Entro nel dibattito premettendo che non ero presente, ma altrettanto premetto che conosco, abbastanza, Dante Alighieri e i suoi ( di Dante) vari interpreti. Qualsiasi “lettura” di Dante ( ma anche di altri) è “interpretazione”. Come accade nella traduzione: bella infedele, brutta fedele. Questione antica e vera e ampiamente storiografata. Almeno per gli addetti ai lavori. Ma in questo caso, o “pasticciaccio” come direbbe Gadda, si può approfondire. Non io, ma Mc Luhan, sostiene che il “medium è il messaggio” . Traduco semplicemente che se tu ha in mano un microfono e “appari” in Tv, diventi importante e anche interessante o\ e anche simpatico e via sbadigliando. Dunque, un autore “drammaturgico” a più “voci” ( non monolinguistico come Dante, ed è qui è la sua “invenzione” dinamica)si adatta a diverse “letture”. A me, ad esempio, non piace e non apprezzo quella di Benigni che si base, a mio avviso, su una performace attoriale, cinetica, è “ottica”.Meglio molti, ma molti altri, persino quel retore importante che fu Gasmann. Mi sarebbe piaciuto, tanto, ma proprio tanto, anzi tantissimo, che fossero recuperati pezzi ( e ce ne sono a centinaia) di Dante “politico”. Ad esempio: ” ahi serva Italia di dolore ostello, nave senza nocchiere in gran tempesta, non donna di provincie ma bordello”. Attualizzare Dante, oggi, è non parlare più di Paolo e Francesca, accentuare il su “realismo politico”. Basta con i biscotti e gli auguri, basta con questo miele.
Standing ovation per Cinzia Catena da facebook.

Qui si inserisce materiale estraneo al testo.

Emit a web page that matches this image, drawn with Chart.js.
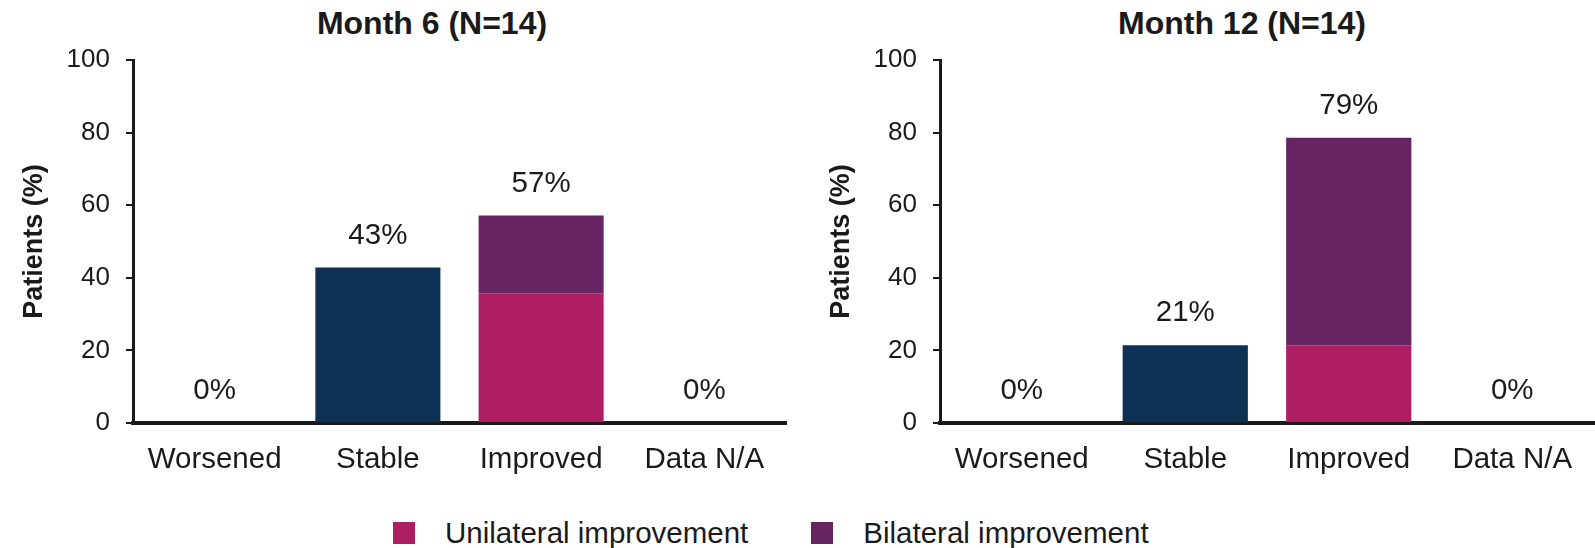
<!DOCTYPE html>
<html>
<head>
<meta charset="utf-8">
<title>Visual outcome by month</title>
<script src="https://cdn.jsdelivr.net/npm/chart.js@4.4.1/dist/chart.umd.min.js"></script>
<style>
  body { margin: 0; background: #fff; font-family: "Liberation Sans", Arial, sans-serif; color: #1a1a1a; }
  #page { position: relative; width: 1595px; height: 548px; overflow: hidden; }
  .panel { position: absolute; top: 0; }
  .chart-title { position: absolute; top: 4px; width: 400px; text-align: center; font-weight: bold; font-size: 32px; line-height: 38px; }
  #legend { position: absolute; left: 393px; top: 516px; display: flex; align-items: center; font-size: 29.5px; line-height: 34px; }
  #legend .item { display: flex; align-items: center; margin-right: 63px; }
  #legend .swatch { width: 22px; height: 22px; margin-right: 30px; }
</style>
</head>
<body>
<div id="page">
  <div class="chart-title" style="left: 232px;">Month 6 (N=14)</div>
  <div class="chart-title" style="left: 1042px;">Month 12 (N=14)</div>
  <canvas id="month6Chart" class="panel" style="left: 0px;" width="797" height="480"></canvas>
  <canvas id="month12Chart" class="panel" style="left: 807px;" width="788" height="480"></canvas>
  <div id="legend"></div>
</div>

<script>
// categories on the x axis
const categories = ['Worsened', 'Stable', 'Improved', 'Data N/A'];

// percent of patients (N=14) at each visit
const month6Stable = [0, 42.86, 0, 0];
const month6Unilateral = [0, 0, 35.71, 0];
const month6Bilateral = [0, 0, 21.43, 0];

const month12Stable = [0, 21.43, 0, 0];
const month12Unilateral = [0, 0, 21.43, 0];
const month12Bilateral = [0, 0, 57.14, 0];

const yTicks = [0, 20, 40, 60, 80, 100];

const stableColor = '#0d3254';
const unilateralColor = '#ad1f62';
const bilateralColor = '#662562';
const inkColor = '#1a1a1a';
const fontFamily = '"Liberation Sans", Arial, sans-serif';

// writes the stack total (rounded) above every column
const totalLabels = {
  id: 'totalLabels',
  afterDatasetsDraw(chart) {
    const ctx = chart.ctx;
    const xScale = chart.scales.x;
    const yScale = chart.scales.y;
    ctx.save();
    ctx.font = '29.5px ' + fontFamily;
    ctx.fillStyle = inkColor;
    ctx.textAlign = 'center';
    ctx.textBaseline = 'middle';
    chart.data.labels.forEach((label, i) => {
      const total = chart.data.datasets.reduce((sum, ds) => sum + ds.data[i], 0);
      const x = xScale.getPixelForValue(i);
      const y = yScale.getPixelForValue(total) - 32;
      ctx.fillText(Math.round(total) + '%', x, y);
    });
    ctx.restore();
  }
};

function buildChart(canvasId, stable, unilateral, bilateral, rightPad) {
  const ctx = document.getElementById(canvasId).getContext('2d');
  return new Chart(ctx, {
    type: 'bar',
    data: {
      labels: categories,
      datasets: [
        { label: 'Stable', data: stable, backgroundColor: stableColor },
        { label: 'Unilateral improvement', data: unilateral, backgroundColor: unilateralColor },
        { label: 'Bilateral improvement', data: bilateral, backgroundColor: bilateralColor }
      ]
    },
    options: {
      responsive: false,
      animation: false,
      layout: { padding: { top: 60, right: rightPad, bottom: 5, left: 0 } },
      datasets: { bar: { categoryPercentage: 0.766, barPercentage: 1 } },
      plugins: {
        legend: { display: false },
        tooltip: { enabled: false },
        title: { display: false }
      },
      scales: {
        x: {
          stacked: true,
          grid: { display: false, drawTicks: false },
          border: { display: true, color: inkColor, width: 4 },
          ticks: { color: inkColor, padding: 19, font: { family: fontFamily, size: 29.5 } },
          afterFit(scale) { scale.height = 52; }
        },
        y: {
          stacked: true,
          min: 0,
          max: 100,
          afterBuildTicks(scale) { scale.ticks = yTicks.map(v => ({ value: v })); },
          grid: { drawOnChartArea: false, drawTicks: true, tickLength: 7, color: inkColor, lineWidth: 2 },
          border: { display: true, color: inkColor, width: 3 },
          ticks: { color: inkColor, padding: 16, font: { family: fontFamily, size: 26 } },
          title: {
            display: true,
            text: 'Patients (%)',
            color: inkColor,
            padding: { top: 18, bottom: 0 },
            font: { family: fontFamily, size: 27, weight: 'bold' }
          },
          afterFit(scale) { scale.width = 133; }
        }
      }
    },
    plugins: [totalLabels]
  });
}

buildChart('month6Chart', month6Stable, month6Unilateral, month6Bilateral, 11);
buildChart('month12Chart', month12Stable, month12Unilateral, month12Bilateral, 1);

// shared legend for the two improvement series
const legendItems = [
  { text: 'Unilateral improvement', color: unilateralColor },
  { text: 'Bilateral improvement', color: bilateralColor }
];
const legend = document.getElementById('legend');
legendItems.forEach(item => {
  const el = document.createElement('div');
  el.className = 'item';
  el.innerHTML = `<span class="swatch" style="background:${item.color}"></span><span>${item.text}</span>`;
  legend.appendChild(el);
});
</script>
</body>
</html>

Quanto all’alto Nerino mi ritornano in mente gli eleganti versi di Franco Branciaroli nelle vesti di Dante:
”leggere i versi miei son duri caz.zi
nessuno lo fa meglio di Albertazzi”, con l’ancor più elegante risposta di Branciaroli-Gassman e Branciaroli-Bene.
Arrivo forse tardi nel dire la mia, ma meglio tardi che mai. Io c’ero allo spettacolo e la recensione che ho letto sembrava essere di qualcuno poco attento e, mi dispiace, anche poco onesto.
Ho avuto l’impressione, dall’insistenza e dal tono dei giudizi perentori del signor Ribechi, che non abbia recensito uno spettacolo, ma abbia colto al volo un’occasione per tentare di sminuire le qualità artistiche di Neri Marcoré (e non mi meraviglierei se ci fossero dei precedenti…). Purtroppo per il giovane critico, noi che eravamo li abbiamo visto ed ascoltato una bella esibizione, interessante anche per la novità della presentazione. Solo Neri poteva portare a casa con successo questa sfida: rendere con naturalezza e chiarezza, un testo letterario encomiabile (quello scritto dalla bravissima Francesca Masi) ma denso di significati e citazioni, alternandolo ad esibizioni canore sottilmente collegate alla donna o alla vicenda della donna dantesca presentata.
Se avesse recitato alla Carmelo Bene sarebbe stato fuori luogo perché l’obiettivo, credimi Marco, non era certo emozionare o commuovere, ma interessare, condividere e catturare ogni volta l’attenzione del pubblico in questo creativo percorso tra testi e musiche.
Neri ha una voce profonda, ricca di sfumature, che ha fatto di lui l’artista eclettico che è diventato e di cui dovremmo andare fieri.
Quando ho letto il giudizio “mediocre” sull’esibizione canora ho avuto la conferma dei miei dubbi su quest’articolo, ed ho sorriso.
Sono contenta che tutti sul palco quella sera abbiano ricevuto meritatamente i nostri numerosi applausi, e che Neri sia stato più volte chiamato ad incassarne di personali.
Mi auguro che chi lavora in questo difficile settore con intelligenza e professionalità, possa essere recensito da professionsti preparati e non condizionati da campanilismi o personali antipatie.